Given these very real concerns the City of Spokane City Council voted in September 2022 to impose a six month pause on building permits in the Latah Valley while they considered raising the fees builders and developers pay up front to connect to city services. Predictably, builders and their strong allies, Spokane County Commissioner Al French, and City Council Members Bingle and Cathcart, were vehemently opposed. (Mr. Cathcart, it should be noted, is the former government affairs director of the Spokane Home Builders Association.) In a video referenced below builder/developer Jim Frank of Greenstone Homes says, “Building moratoriums don’t solve problems, they just delay the inevitable.” 

The recent vote that passed the City Council’s new moratorium was 5-2 with Council members Jonathan Bingle and Michael Cathcart voting against (Note that both of them represent the other side of the City [Northeast]). According to an earlier Spokesman article, CM Cathcart “acknowledges that the area has severe infrastructure needs, [but] believes that an anti-growth or ‘not in my backyard’ mentality is also motivating supporters of the new moratorium.” Hogwash.

There is something very wrong with this picture, considering that, by Spokane County Commissioner Al French’s own notation (see below), several infrastructure projects in the 2001 Comp Plan that might have addressed these access issues never happened—and here we are, twenty-three years later.

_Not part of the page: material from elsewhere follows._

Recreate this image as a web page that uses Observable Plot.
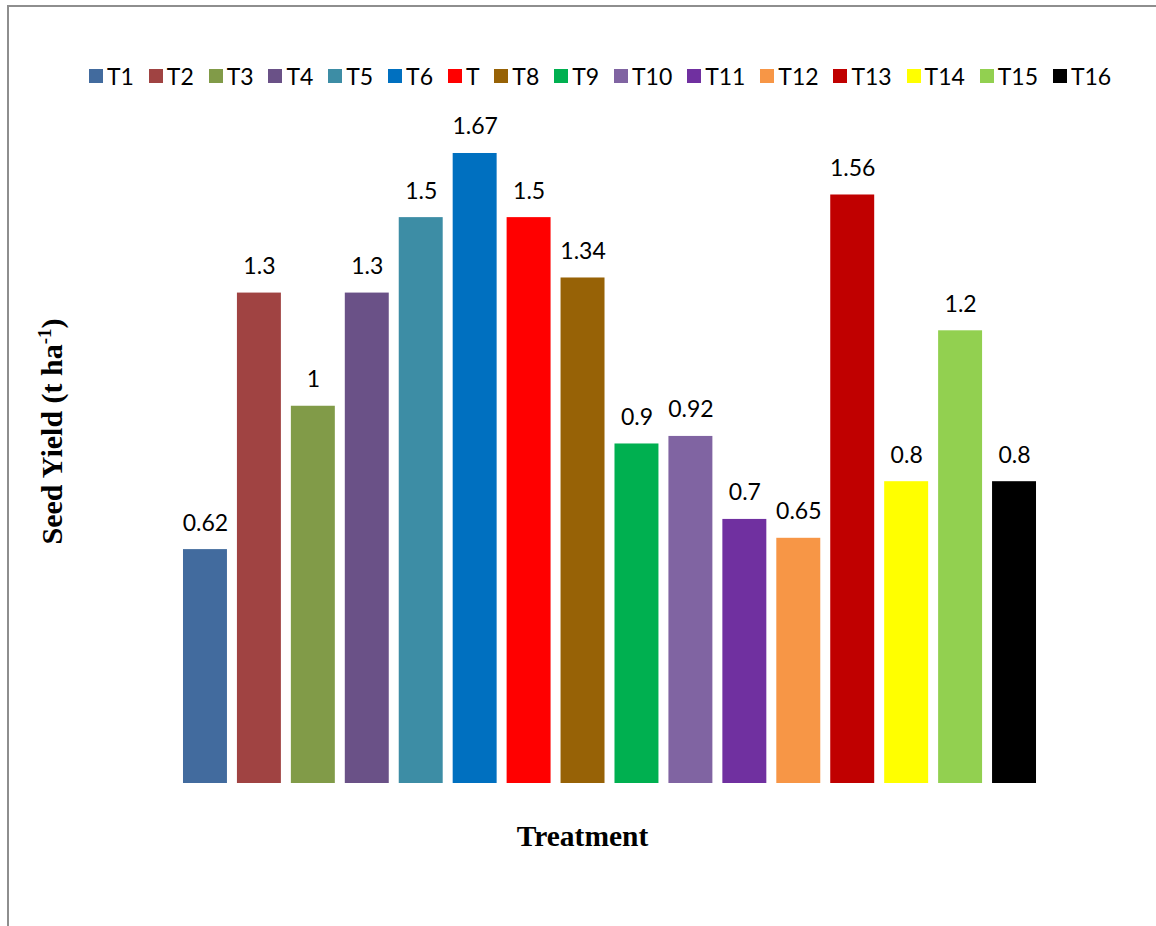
<!DOCTYPE html>
<html>
<head>
<meta charset="utf-8">
<script src="https://cdn.jsdelivr.net/npm/d3@7"></script>
<script src="https://cdn.jsdelivr.net/npm/@observablehq/plot@0.6"></script>
<style>
  html, body { margin: 0; padding: 0; background: #fff; }
  #wrap { position: relative; width: 1156px; height: 926px; overflow: hidden; background: #fff; }
  #frame { position: absolute; left: 7px; top: 5px; width: 1160px; height: 940px;
           border-top: 2px solid #8e8e8e; border-left: 2px solid #8e8e8e; box-sizing: border-box; }
  #chart { position: absolute; left: 0; top: 0; }
  #legend { position: absolute; left: 89px; top: 62px; display: flex; align-items: center;
            font-family: Lato, "Open Sans", sans-serif; font-size: 23px; color: #000; white-space: nowrap; }
  #legend .item { display: flex; align-items: center; margin-right: 14.9px; }
  #legend .sw { width: 14px; height: 14px; margin-right: 4px; }
</style>
</head>
<body>
<div id="wrap">
  <div id="frame"></div>
  <div id="chart"></div>
  <div id="legend"></div>
</div>
<script>
// Data
const treatments = ["T1","T2","T3","T4","T5","T6","T","T8","T9","T10","T11","T12","T13","T14","T15","T16"];
const seedYield = [0.62, 1.3, 1, 1.3, 1.5, 1.67, 1.5, 1.34, 0.9, 0.92, 0.7, 0.65, 1.56, 0.8, 1.2, 0.8];
const colors = ["#426B9E","#A04342","#819B48","#6A5187","#3D8DA5","#0070C0","#FF0000","#976206",
                "#00B050","#8064A2","#7030A0","#F79646","#C00000","#FFFF00","#92D050","#000000"];
const yTitle = "Seed Yield (t ha";
const yTitleSup = "-1";
const xTitle = "Treatment";

const data = treatments.map((t, i) => ({treatment: t, value: seedYield[i]}));

const plot = Plot.plot({
  width: 1156,
  height: 926,
  marginLeft: 178,
  marginRight: 115,
  marginTop: 28.5,
  marginBottom: 143,
  x: {domain: treatments, paddingInner: 0.185, paddingOuter: 0.0925, round: false, axis: null},
  y: {domain: [0, 2], axis: null},
  color: {domain: treatments, range: colors},
  style: {background: "transparent"},
  marks: [
    Plot.barY(data, {x: "treatment", y: "value", fill: "treatment"}),
    Plot.text(data, {x: "treatment", y: "value", text: d => String(d.value),
      lineAnchor: "bottom", dy: -19, fill: "#000",
      fontFamily: "Lato, 'Open Sans', sans-serif", fontSize: 23})
  ]
});
document.getElementById("chart").appendChild(plot);

const svg = d3.select(plot);
// x-axis title
svg.append("text")
  .attr("x", 582.5).attr("y", 846)
  .attr("text-anchor", "middle")
  .attr("font-family", "'Liberation Serif', 'Times New Roman', serif")
  .attr("font-weight", "bold").attr("font-size", 29.5).attr("fill", "#000")
  .text(xTitle);
// y-axis title with superscript
const yt = svg.append("text")
  .attr("transform", "translate(62,431.5) rotate(-90)")
  .attr("text-anchor", "middle")
  .attr("font-family", "'Liberation Serif', 'Times New Roman', serif")
  .attr("font-weight", "bold").attr("font-size", 30).attr("fill", "#000");
yt.append("tspan").text(yTitle);
yt.append("tspan").attr("font-size", 19).attr("dy", -11).text(yTitleSup);
yt.append("tspan").attr("dy", 11).text(")");

// Legend
const legend = d3.select("#legend");
treatments.forEach((t, i) => {
  const it = legend.append("div").attr("class", "item");
  it.append("div").attr("class", "sw").style("background", colors[i]);
  it.append("span").text(t);
});
</script>
</body>
</html>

This is not just a City of Spokane issue to be addressed only by the City of Spokane City Council. Spokane County Commissioner Al French is busy lobbying for more building in the Latah corridor. He appeared with developer Jim Frank in a half hour presentation on KSPS in April lobbying for additional development in these neighborhoods and proposing (somewhat dubiously, I think) to fund infrastructure improvements with “tax increment financing (TIF).” As I see it, TIF is a method of paying for the present lack of infrastructure by offering builders a subsidy, basically a mortgage based on expected future growth, to build more structures that, in turn, will require infrastructure themselves. This use of TIF looks like economic sleight-of-hand (at least in this particular setting)—but that’s a topic for another day. 

In the KSPS video with Mr. Frank, Mr. French notes that he lives in Latah/Hangman and that this is part of his county commissioner district. He says that the 2001 Comprehensive Land Use Plan contained a series of capital infrastructure projects that were identified and “haven’t happened over the years.” Of course, that begs the question, “Why?” Mr. French has been a Spokane County Commissioner since 2011 and before that served on the City of Spokane City Council. Where was he on these infrastructure issues all this time—and why is he now suddenly interested and out talking about them? If he succeeds in his re-election bid this fall, how long will it take for his interest to turn elsewhere?

Challenging Mr. French for his Commissioner seat is Molly Marshall. Molly has been tackling these issues for years through Citizen Action for Latah Valley, a group she and her husband founded. It is time give Molly Marshall, a local resident with a real stake and broad knowledge of the issues in these neighborhoods and on the West Plains, a seat on the County Commission. Let’s give the folks in this district a voice that speaks to their concerns even when it is not election season. 

Keep to the high ground,


P.S. Here’s some perspective on the issue of how far we are behind on the issue of infrastructure in the Latah Valley: Mr. Frank, in the video [at around 6:00] says, “The infrastructure needs in Latah Valley with just roads and sewer and water are very significant. They’re in the range of 200 to 250 million dollars.” That’s a quarter billion dollars, billion with a “b”. For perspective, the entire 2024 expenditure budget for the City of Spokane [pdf page 16] is 1.3 billion. A quarter billion is one fifth of the entire 2024 City budget. The Grandview/Thorpe and Latah/Hangman neighborhoods are just two of twenty-nine City of Spokane official neighborhoods. How on earth did we get a quarter of a billion dollars worth of infrastructure behind in just these two neighborhoods?